** START OF Dataset **

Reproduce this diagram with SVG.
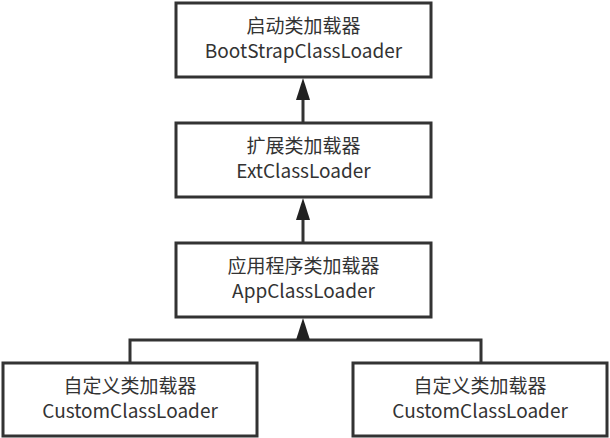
<svg xmlns="http://www.w3.org/2000/svg" width="610" height="438" viewBox="0 0 610 438">
<style>
.box{fill:#fff;stroke:#333;stroke-width:3}
.t{font-family:"Microsoft YaHei","Noto Sans CJK SC","Noto Sans",sans-serif;font-size:19px;fill:#333;text-anchor:middle}
.c{fill:none;stroke:#333;stroke-width:3}
.ah{fill:#222;stroke:none}
</style>
<rect width="610" height="438" fill="#fff"/>
<g id="connectors">
<line class="c" x1="303" y1="122" x2="303" y2="96"/>
<polygon class="ah" points="303,78 296,100 310,100"/>
<line class="c" x1="303" y1="242" x2="303" y2="216"/>
<polygon class="ah" points="303,198 296,220 310,220"/>
<polyline class="c" points="130,362 130,340 481,340 481,362"/>
<line class="c" x1="303" y1="340" x2="303" y2="334"/>
<polygon class="ah" points="303,318 296,340 310,340"/>
</g>
<g id="bootstrap">
<rect class="box" x="176" y="3" width="255" height="74"/>
<text class="t" x="303.5" y="33">启动类加载器</text>
<text class="t" x="303.5" y="58">BootStrapClassLoader</text>
</g>
<g id="ext">
<rect class="box" x="176" y="123" width="255" height="74"/>
<text class="t" x="303.5" y="153">扩展类加载器</text>
<text class="t" x="303.5" y="178">ExtClassLoader</text>
</g>
<g id="app">
<rect class="box" x="176" y="243" width="255" height="74"/>
<text class="t" x="303.5" y="273">应用程序类加载器</text>
<text class="t" x="303.5" y="298">AppClassLoader</text>
</g>
<g id="custom1">
<rect class="box" x="3" y="363" width="254" height="73"/>
<text class="t" x="130" y="393">自定义类加载器</text>
<text class="t" x="130" y="418">CustomClassLoader</text>
</g>
<g id="custom2">
<rect class="box" x="353" y="363" width="254" height="73"/>
<text class="t" x="480" y="393">自定义类加载器</text>
<text class="t" x="480" y="418">CustomClassLoader</text>
</g>
</svg>
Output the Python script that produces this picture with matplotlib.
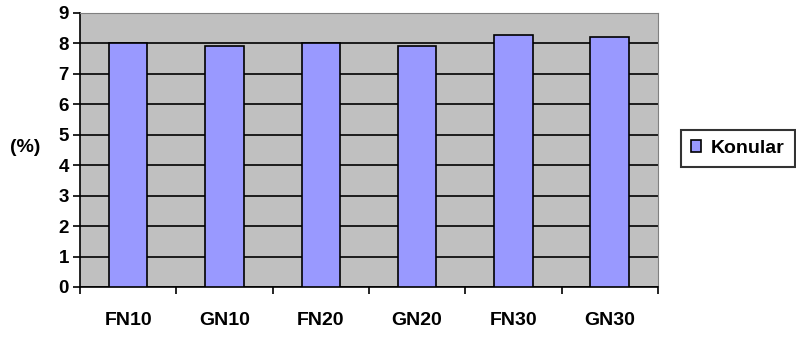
import matplotlib
matplotlib.use('Agg')
import matplotlib.pyplot as plt
import numpy as np

categories = ['FN10', 'GN10', 'FN20', 'GN20', 'FN30', 'GN30']
konular = [8.0, 7.93, 8.0, 7.93, 8.28, 8.2]
yticks = list(range(0, 10))

plt.rcParams['font.family'] = ['Liberation Sans', 'DejaVu Sans']
plt.rcParams['font.weight'] = 'bold'

fig = plt.figure(figsize=(7.96, 3.4), dpi=100)
ax = fig.add_axes([0.1005, 0.156, 0.726, 0.806])
ax.set_facecolor('#C0C0C0')

x = np.arange(len(categories))
ax.bar(x, konular, width=0.4, color='#9999FF', edgecolor='black', linewidth=1.2,
       label='Konular', zorder=3)

ax.set_xlim(-0.5, len(categories) - 0.5)
ax.set_ylim(0, 9)
ax.set_yticks(yticks)
ax.yaxis.grid(True, color='black', linewidth=1.2, zorder=1)
ax.set_axisbelow(True)

ax.set_xticks(x)
ax.set_xticklabels(categories, fontsize=14, fontweight='bold')
ax.tick_params(axis='x', length=0, pad=18)
ax.set_xticks(np.arange(-0.5, len(categories)), minor=True)
ax.tick_params(axis='x', which='minor', length=5, width=1.2, direction='out')
ax.tick_params(axis='y', length=5, width=1.2, direction='out', labelsize=13.5, pad=3)
for lab in ax.get_yticklabels():
    lab.set_fontweight('bold')

ax.spines['left'].set_color('black')
ax.spines['left'].set_linewidth(1.2)
ax.spines['bottom'].set_color('black')
ax.spines['bottom'].set_linewidth(1.2)
ax.spines['top'].set_color('#808080')
ax.spines['right'].set_color('#808080')

ax.set_ylabel('(%)', fontsize=14, fontweight='bold', rotation=0,
              va='center', ha='center')
ax.yaxis.set_label_coords(-0.095, 0.51)

leg = ax.legend(loc='center left', bbox_to_anchor=(1.04, 0.505), fontsize=14,
                frameon=True, fancybox=False, edgecolor='black',
                handlelength=0.55, handleheight=0.55, handletextpad=0.5,
                borderpad=0.5, borderaxespad=0)
leg.get_frame().set_linewidth(1.5)

fig.savefig('out.png', dpi=100)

** END OF Dataset **

Count the lines in the records above that contain the word "matplotlib", and give only that number.

4